The biggest bombshell, however, has yet to land. Because, as it turns
out, God is not interested in killing sinners as an end in itself, as a final
goal. This is strange to us because we cannot think of what God could possibly
want beyond the fulfillment of the law’s demands. The law demands the death of
the sinner, and the sinner has been
put to death. The law is thus satisfied—but God is not. Why? Because God is not the law. God kills to make alive; he crucifies to resurrect; he destroys the old to create the new.
And so, wonder of wonders, we find that there
is not only one authority, but two: the law and the gospel. The law says, “Do this,” and it is never done. The
gospel says, “Believe this,” and
everything is done already. It is this promise of the gospel—God’s final word!—that breaks in like a bolt
from the blue, so utterly unprecedented that no one could have ever expected or
anticipated its arrival. Where the law could only demand what it could never
give; the gospel freely gives and so has no need to demand—transforming
everything it touches into the image and likeness of the one who, in the
fullness of time, was born under the law to redeem us who were under the law, so
that we might come to live beyond the law
through faith in him, Jesus Christ our Lord.
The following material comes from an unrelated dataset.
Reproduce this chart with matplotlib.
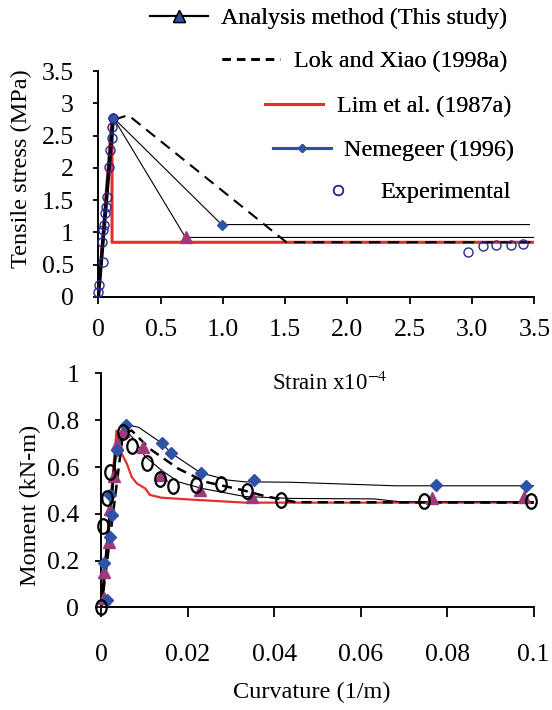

Once this word of the gospel gets a hold of you,
a totally different situation obtains—a completely changed state of affairs—so different and so changed, in fact, that we can only call it “new,” yes, even “good
news.” And just as there is not only one authority, but two: law and gospel, so also there is not
only one you, but two: old and new. You have been violently translated,
by means of a promise held in faith, from your old story—entitled “My Triumph: How
I Became Righteous By the Law” (found at your local bookstore in the “fantasy”
section)—to God’s new story—entitled “My
Cross: How I Justified You, a Sinner”
(a true death-to-life story!).
The law does not come to an end where we sinners
had hoped it would—with the law feverishly applauding our own righteousness—but
in one place—and one place only!—in the
one who, though innocent in himself, became your
sin, your death, and your hell, and who now sends forth his
preachers into the world so as to give you his own self: his life, his
righteousness, and his kingdom—which,
unlike this perishing world, is now and forever. Amen.
The law ends
where Christ begins (Rm. 10:4). Far
be it from you, then, to boast in anything except in the cross of your Lord, by
which the world has been crucified to you, and you to the world. Because now
that Christ has come, nothing else matters—neither circumcision nor uncircumcision, neither lawfulness nor lawlessness, neither virtue nor vice. The only thing that matters now
is the new creature, the new creation, born of the word and the Spirit, who for
freedom has been set free (Gal. 5:1).
“That’s
all well and good,” you say, “but if the word of the gospel really is so powerful as to change me—even to
create a new me altogether!—then where is
it? Where is this so-called ‘new creature’ you keep prattling on about that
God has supposedly made me into? Because, to be honest, I don’t see it—and I
don’t feel it either. Every day I struggle and am overcome; every day I am put
on trial and found guilty; every day I am crushed beneath the weight of the
same sin that I committed and repented of the day before. So tell me then,
preacher, where is the glory?”
And with such a question as this, I myself am now tempted. My temptation is
to backpedal, to retreat, to go on the defensive and tell you that, to be sure,
the word has done its part, but now
you must do yours; that yes, of
course, the grace of God got you into
the kingdom, but now you must prove to God why he should let you stay. My
temptation is the same one that overtook the Judaizers in Galatia, who were so
desperate to add something—anything!—to
Christ, that they were willing to settle for a foreskin—or the lack thereof!
But if St. Paul’s letter to the
Galatians teaches us anything at all, we will realize that such a move is
impossible. Because any addition to Christ is the negation of him. With our
little added something we make Christ into nothing. For if righteousness were
through the law, then Christ’s death was for no purpose (Gal. 2:21). If we
retreat here, if we turn our ear away from the promise, even if for only a
moment, then all is lost.
The word of God does not need our help—it is
not waiting around for a deed to be added to it before it can be effective. The word is the deed itself! It does
what it says and it says what it does. Therefore, when God says, “Let there be
light,” there is light. When he says, “Come forth,” the dead are raised. When
he says, “It is finished,” so it is. And when he says, “You are a new
creation,” so you are!
The
old you can be seen and felt. The new you can only be heard. And so everything
depends on to whom you listen, to whom your ear is bent, and emptied, and just waiting
to be filled. So bend your ear now to the mouth of Jesus Christ, and listen to
the word he has come to give—without any additions, subtractions, or
substitutions: “I, your Christ, was once dead, but by the glory of the Father
was raised again. Now it’s your turn. The old you has died; it is nothing. So
stop boasting in it as if it were something.
If you want to boast in something,
then boast in me; boast in my cross; boast in the new creation I have made of
you. Then your death might actually be of some use. Not to me—I don’t need it.
And not to you—you don’t need it either! Your death is for your neighbor. So let it go, and pour yourself out like a drink
offering, waiting in joyful hope for the promised age to come, when your new
life, now hidden, will appear with me in glory.”